AIM.
Copy nothing but the text: reproduce each line of the listing exactly and leave the pictures out.

SOURCE EXCERPT.
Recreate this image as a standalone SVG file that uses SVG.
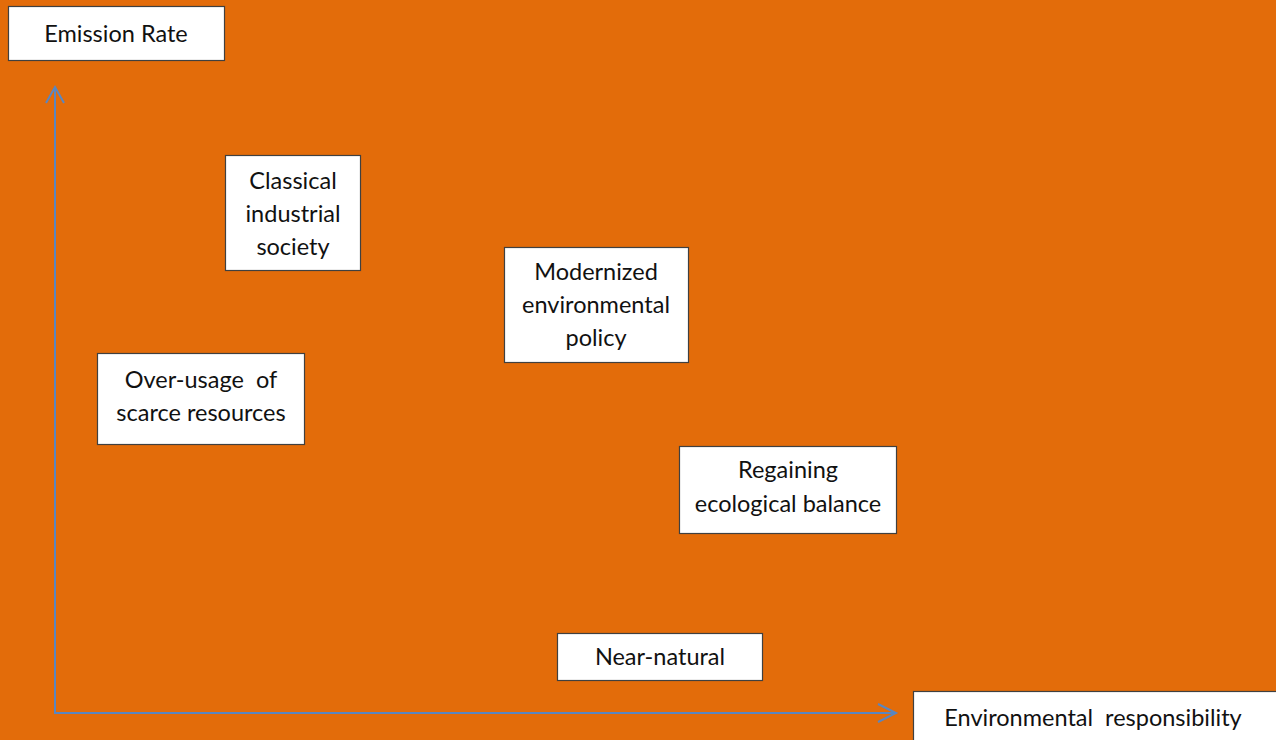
<svg xmlns="http://www.w3.org/2000/svg" width="1276" height="740" viewBox="0 0 1276 740">
<style>
.box{fill:#ffffff;stroke:#404040;stroke-width:1.2}
.t{font-family:Lato,"Open Sans","Liberation Sans",sans-serif;font-size:23.5px;fill:#111;text-anchor:middle}
.ax{fill:none;stroke:#5a86c0;stroke-width:2}
</style>
<rect x="0" y="0" width="1276" height="740" fill="#e36c0a"/>
<g id="connectors">
<polyline class="ax" points="55,88 55,713 895,713"/>
<polyline class="ax" points="46,103 55,87 64,103"/>
<polyline class="ax" points="878,704 896,713 878,722"/>
</g>
<g id="emission-rate">
<rect class="box" x="8.5" y="6.5" width="216" height="54"/>
<text class="t" x="116" y="42">Emission Rate</text>
</g>
<g id="classical">
<rect class="box" x="225.5" y="155.5" width="135" height="115"/>
<text class="t" x="293" y="189">Classical</text>
<text class="t" x="293" y="222">industrial</text>
<text class="t" x="293" y="255">society</text>
</g>
<g id="modernized">
<rect class="box" x="504.5" y="247.5" width="184" height="115"/>
<text class="t" x="596" y="280">Modernized</text>
<text class="t" x="596" y="313">environmental</text>
<text class="t" x="596" y="346">policy</text>
</g>
<g id="over-usage">
<rect class="box" x="97.5" y="353.5" width="207" height="91"/>
<text class="t" x="201" y="388" xml:space="preserve">Over-usage  of</text>
<text class="t" x="201" y="421">scarce resources</text>
</g>
<g id="regaining">
<rect class="box" x="679.5" y="446.5" width="217" height="87"/>
<text class="t" x="788" y="478">Regaining</text>
<text class="t" x="788" y="512">ecological balance</text>
</g>
<g id="near-natural">
<rect class="box" x="557.5" y="633.5" width="205" height="47"/>
<text class="t" x="660" y="665">Near-natural</text>
</g>
<g id="environmental-responsibility">
<rect class="box" x="913.5" y="691.5" width="364" height="52"/>
<text class="t" x="1093" y="726" xml:space="preserve">Environmental  responsibility</text>
</g>
</svg>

FINAL RESULT.
Recreate this image as a standalone SVG file that uses SVG.
<svg xmlns="http://www.w3.org/2000/svg" width="1276" height="740" viewBox="0 0 1276 740">
<style>
.box{fill:#ffffff;stroke:#404040;stroke-width:1.2}
.t{font-family:Lato,"Open Sans","Liberation Sans",sans-serif;font-size:23.5px;fill:#111;text-anchor:middle}
.ax{fill:none;stroke:#5a86c0;stroke-width:2}
</style>
<rect x="0" y="0" width="1276" height="740" fill="#e36c0a"/>
<g id="connectors">
<polyline class="ax" points="55,88 55,713 895,713"/>
<polyline class="ax" points="46,103 55,87 64,103"/>
<polyline class="ax" points="878,704 896,713 878,722"/>
</g>
<g id="emission-rate">
<rect class="box" x="8.5" y="6.5" width="216" height="54"/>
<text class="t" x="116" y="42">Emission Rate</text>
</g>
<g id="classical">
<rect class="box" x="225.5" y="155.5" width="135" height="115"/>
<text class="t" x="293" y="189">Classical</text>
<text class="t" x="293" y="222">industrial</text>
<text class="t" x="293" y="255">society</text>
</g>
<g id="modernized">
<rect class="box" x="504.5" y="247.5" width="184" height="115"/>
<text class="t" x="596" y="280">Modernized</text>
<text class="t" x="596" y="313">environmental</text>
<text class="t" x="596" y="346">policy</text>
</g>
<g id="over-usage">
<rect class="box" x="97.5" y="353.5" width="207" height="91"/>
<text class="t" x="201" y="388" xml:space="preserve">Over-usage  of</text>
<text class="t" x="201" y="421">scarce resources</text>
</g>
<g id="regaining">
<rect class="box" x="679.5" y="446.5" width="217" height="87"/>
<text class="t" x="788" y="478">Regaining</text>
<text class="t" x="788" y="512">ecological balance</text>
</g>
<g id="near-natural">
<rect class="box" x="557.5" y="633.5" width="205" height="47"/>
<text class="t" x="660" y="665">Near-natural</text>
</g>
<g id="environmental-responsibility">
<rect class="box" x="913.5" y="691.5" width="364" height="52"/>
<text class="t" x="1093" y="726" xml:space="preserve">Environmental  responsibility</text>
</g>
</svg>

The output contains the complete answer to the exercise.